DEEP AND PROBABILISTIC LEARNING UNDER UNCERTAINTIES CUM NON-SPHERICAL DISTURBANCES

Abstract

The study investigates the performances of deep and probabilistic models under uncertainties with   non-spherical disturbances inherent in the data. We deemed aleatoric and epistemic uncertainties, the former inherent in the data while the later inherent in the model in probabilistic approach. Loss, mean square error (MSE), mean absolute error (MAE) were adopted to evaluate the performance of the models for training, testing and validating sets. Both multicollinearity and autocorrected error were inherent in the data, there exist negative autocorrected error of magnitude 1.46 and the multicollinearity with magnitude of “inf” that implies imperfect multicollinearity were inherent in the data. Keras Dense layer and Tensor flow probability (tfp) Dense variational layer were adopted.
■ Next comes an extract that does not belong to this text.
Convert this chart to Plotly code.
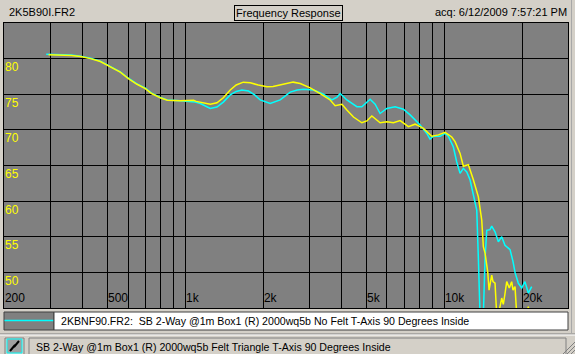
import math
import plotly.graph_objects as go

# ---------------- data ----------------
main_name = "2K5B90I.FR2"
main_desc = "SB 2-Way @1m Box1 (R) 2000wq5b Felt Triangle T-Axis 90 Degrees Inside"
overlay_name = "2KBNF90.FR2"
overlay_desc = "SB 2-Way @1m Box1 (R) 2000wq5b No Felt T-Axis 90 Degrees Inside"
chart_title = "Frequency Response"
acq_text = "acq: 6/12/2009 7:57:21 PM"

yellow_f = [296, 329, 362, 393, 430, 469, 513, 560, 602, 650,
            700, 740, 800, 851, 955, 1075, 1100, 1170, 1247, 1323,
            1400, 1489, 1570, 1672, 1779, 1910, 2063, 2180, 2322, 2606,
            2774, 3032, 3312, 3620, 3784, 4018, 4200, 4454, 4798, 5016,
            5244, 5482, 5644, 5992, 6354, 6742, 7258, 7702, 8296, 8936,
            9476, 10056, 10672, 10990, 11490, 11832, 12370, 12932, 13520, 13932,
            14134, 14350, 14700, 14870, 15226, 15400, 15680, 15918, 16250, 16640,
            16880, 17130, 17400, 17800, 18180, 18400, 18730, 19020, 19580, 20460,
            21080, 21400]
yellow_db = [80.55, 80.5, 80.45, 80.3, 80.0, 79.6, 78.9, 78.1, 77.2, 76.4,
             75.8, 75.1, 74.5, 74.15, 74.1, 74.15, 74.0, 73.8, 73.6, 73.8,
             74.5, 75.6, 76.3, 76.7, 76.6, 76.3, 76.06, 76.1, 76.3, 76.7,
             76.5, 75.9, 75.1, 74.2, 73.4, 73.6, 72.8, 71.8, 71.0, 71.25,
             71.95, 71.4, 71.0, 71.15, 71.0, 71.3, 70.45, 70.8, 70.2, 69.1,
             69.3, 69.65, 69.0, 68.35, 66.7, 64.9, 65.1, 63.0, 60.6, 57.35,
             53.6, 52.7, 50.0, 47.5, 49.6, 48.7, 48.5, 44.0, 44.5, 46.4,
             45.5, 47.0, 48.7, 47.8, 48.7, 47.5, 48.0, 44.0, 43.0, 43.0,
             45.2, 43.0]

cyan_f = [290, 329, 362, 393, 430, 469, 513, 560, 602, 650,
          700, 740, 800, 851, 955, 1050, 1091, 1141, 1200, 1247,
          1323, 1400, 1489, 1570, 1652, 1752, 1850, 1944, 2124, 2322,
          2538, 2700, 2856, 3122, 3412, 3676, 3850, 3958, 4200, 4590,
          4798, 5000, 5164, 5400, 5644, 5992, 6450, 6942, 7370, 8052,
          8548, 8800, 9064, 9618, 10056, 10354, 10826, 11156, 11490, 11832,
          12194, 12556, 12932, 13328, 13520, 13724, 14134, 14350, 14568, 15000,
          15226, 15450, 15680, 16148, 16640, 17130, 17400, 17920, 18400, 18730,
          19280, 19880, 20460, 21080, 21720]
cyan_db = [80.6, 80.55, 80.5, 80.35, 80.05, 79.65, 78.95, 78.15, 77.25, 76.45,
           75.85, 75.15, 74.55, 74.2, 74.1, 74.0, 73.9, 73.7, 73.35, 73.0,
           73.2, 73.9, 74.9, 75.4, 75.6, 75.45, 74.9, 74.2, 73.7, 74.2,
           75.3, 75.6, 75.7, 75.6, 75.0, 74.2, 74.6, 75.1, 74.2, 73.25,
           73.25, 73.8, 74.3, 73.6, 72.3, 73.0, 73.25, 72.9, 72.1, 70.7,
           69.5, 68.7, 69.1, 69.1, 69.5, 69.1, 67.6, 65.5, 63.9, 64.6,
           64.1, 63.0, 61.1, 58.75, 52.0, 44.0, 44.0, 52.0, 55.9, 56.0,
           56.5, 56.0, 55.7, 54.3, 55.0, 53.8, 53.6, 53.2, 51.5, 50.0,
           48.5, 47.8, 48.7, 47.1, 48.0]

x_tick_vals = [200, 300, 400, 500, 600, 700, 800, 900, 1000, 2000, 3000,
               4000, 5000, 6000, 7000, 8000, 9000, 10000, 20000]
x_tick_text = ["200", "", "", "500", "", "", "", "", "1k", "2k", "", "",
               "5k", "", "", "", "", "10k", "20k"]
y_tick_vals = [50, 55, 60, 65, 70, 75, 80]
y_tick_text = ["50", "55", "60", "65", "70", "75", "80"]
x_range = [199.2, 30000]
y_range = [45, 85]

# ---------------- layout geometry ----------------
W, H = 575, 354
ML, MR, MT, MB = 4, 7, 23, 46
PW, PH = W - ML - MR, H - MT - MB
FONT = "Arial, Liberation Sans, sans-serif"
BG = "#d4d0c8"
PLOT_BG = "#808080"
TXT = 10.6


def PX(x):
    return (x - ML) / PW


def PY(y):
    return (H - MB - y) / PH


fig = go.Figure()
fig.add_trace(go.Scatter(x=cyan_f, y=cyan_db, mode="lines", name=overlay_name,
                         line=dict(color="#00ffff", width=1.5), showlegend=False))
fig.add_trace(go.Scatter(x=yellow_f, y=yellow_db, mode="lines", name=main_name,
                         line=dict(color="#ffff00", width=1.5), showlegend=False))

shapes = []
ann = []

# top header
ann.append(dict(x=PX(7), y=PY(12), xref="paper", yref="paper", text=main_name,
                showarrow=False, xanchor="left", yanchor="middle",
                font=dict(family=FONT, size=11, color="black")))
ann.append(dict(x=PX(288.5), y=PY(12.5), xref="paper", yref="paper", text=chart_title,
                showarrow=False, xanchor="center", yanchor="middle",
                bordercolor="black", borderwidth=1, borderpad=1,
                font=dict(family=FONT, size=11, color="black")))
ann.append(dict(x=PX(569), y=PY(12), xref="paper", yref="paper", text=acq_text,
                showarrow=False, xanchor="right", yanchor="middle",
                font=dict(family=FONT, size=11, color="black")))

# right window edge
shapes.append(dict(type="line", xref="paper", yref="paper", x0=PX(571.5), x1=PX(571.5),
                   y0=PY(0), y1=PY(333), line=dict(color="#a8a8a8", width=1)))

# legend row
shapes.append(dict(type="rect", xref="paper", yref="paper", x0=PX(4), x1=PX(54),
                   y0=PY(312), y1=PY(330), fillcolor=PLOT_BG,
                   line=dict(color="#404040", width=1)))
shapes.append(dict(type="line", xref="paper", yref="paper", x0=PX(4.5), x1=PX(53.5),
                   y0=PY(320.5), y1=PY(320.5), line=dict(color="#00ffff", width=1.5)))
shapes.append(dict(type="rect", xref="paper", yref="paper", x0=PX(54), x1=PX(568),
                   y0=PY(312), y1=PY(330), fillcolor="white",
                   line=dict(color="#404040", width=1)))
ann.append(dict(x=PX(59), y=PY(321), xref="paper", yref="paper",
                text=overlay_name + ":  " + overlay_desc,
                showarrow=False, xanchor="left", yanchor="middle",
                font=dict(family=FONT, size=TXT, color="black")))

# separator above status bar
shapes.append(dict(type="line", xref="paper", yref="paper", x0=PX(0), x1=PX(575),
                   y0=PY(334), y1=PY(334), line=dict(color="#808080", width=1)))
shapes.append(dict(type="line", xref="paper", yref="paper", x0=PX(0), x1=PX(575),
                   y0=PY(335), y1=PY(335), line=dict(color="white", width=1)))

# status bar icon
shapes.append(dict(type="rect", xref="paper", yref="paper", x0=PX(5), x1=PX(24),
                   y0=PY(338), y1=PY(356), fillcolor=BG,
                   line=dict(color="#808080", width=1)))
shapes.append(dict(type="rect", xref="paper", yref="paper", x0=PX(7), x1=PX(22),
                   y0=PY(339), y1=PY(353), fillcolor="#a0a0a0",
                   line=dict(color="#00ffff", width=1)))
shapes.append(dict(type="path", xref="paper", yref="paper",
                   path="M %f,%f L %f,%f L %f,%f L %f,%f" % (PX(10), PY(351), PX(15), PY(345),
                                                             PX(14), PY(347), PX(19), PY(341)),
                   line=dict(color="black", width=2)))
# status text box
shapes.append(dict(type="rect", xref="paper", yref="paper", x0=PX(29), x1=PX(566),
                   y0=PY(338), y1=PY(356), fillcolor=BG,
                   line=dict(color="#808080", width=1)))
ann.append(dict(x=PX(34), y=PY(346.5), xref="paper", yref="paper", text=main_desc,
                showarrow=False, xanchor="left", yanchor="middle",
                font=dict(family=FONT, size=TXT, color="black")))
# resize grip
for k in (4, 8, 12):
    shapes.append(dict(type="line", xref="paper", yref="paper", x0=PX(575 - k), x1=PX(575),
                       y0=PY(354), y1=PY(354 - k), line=dict(color="#808080", width=1)))

fig.update_layout(
    width=W, height=H,
    margin=dict(l=ML, r=MR, t=MT, b=MB, pad=0),
    paper_bgcolor=BG, plot_bgcolor=PLOT_BG,
    showlegend=False,
    shapes=shapes, annotations=ann,
    font=dict(family=FONT, size=11),
)
fig.update_xaxes(type="log", range=[math.log10(x_range[0]), math.log10(x_range[1])],
                 tickmode="array", tickvals=x_tick_vals, ticktext=x_tick_text,
                 ticklabelposition="inside right", ticklabeloverflow="allow", ticks="",
                 tickfont=dict(family=FONT, size=12, color="black"),
                 showgrid=True, gridcolor="black", gridwidth=1,
                 showline=True, linecolor="black", linewidth=1, mirror=True,
                 zeroline=False, fixedrange=True)
fig.update_yaxes(range=y_range, tickmode="array", tickvals=y_tick_vals, ticktext=y_tick_text,
                 ticklabelposition="inside bottom", ticklabeloverflow="allow", ticks="",
                 tickfont=dict(family=FONT, size=12, color="#ffff00"),
                 showgrid=True, gridcolor="black", gridwidth=1,
                 showline=True, linecolor="black", linewidth=1, mirror=True,
                 zeroline=False, fixedrange=True)

fig.write_html("out.html", config={"displayModeBar": False})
The underlying model were constructed probabilistically to capture aleatoric, epistemic and both.  The study observed that the “no uncertainty, classical and aleatoric models behaved well when data were standardised, the magnitude of loss, MAE and MSE reduced by almost 98%, this implies that the accuracy of the parameter were improved, though epistemic and both aleatoric and epistemic uncertainties models depicted poor performances of the model despite their probabilistic nature, this may be due to combination of uncertainty with non-spherical disturbances. The    unstandardised data exhibited poor performances in all the models.  The study therefore recommended that data should be standardised prior estimation.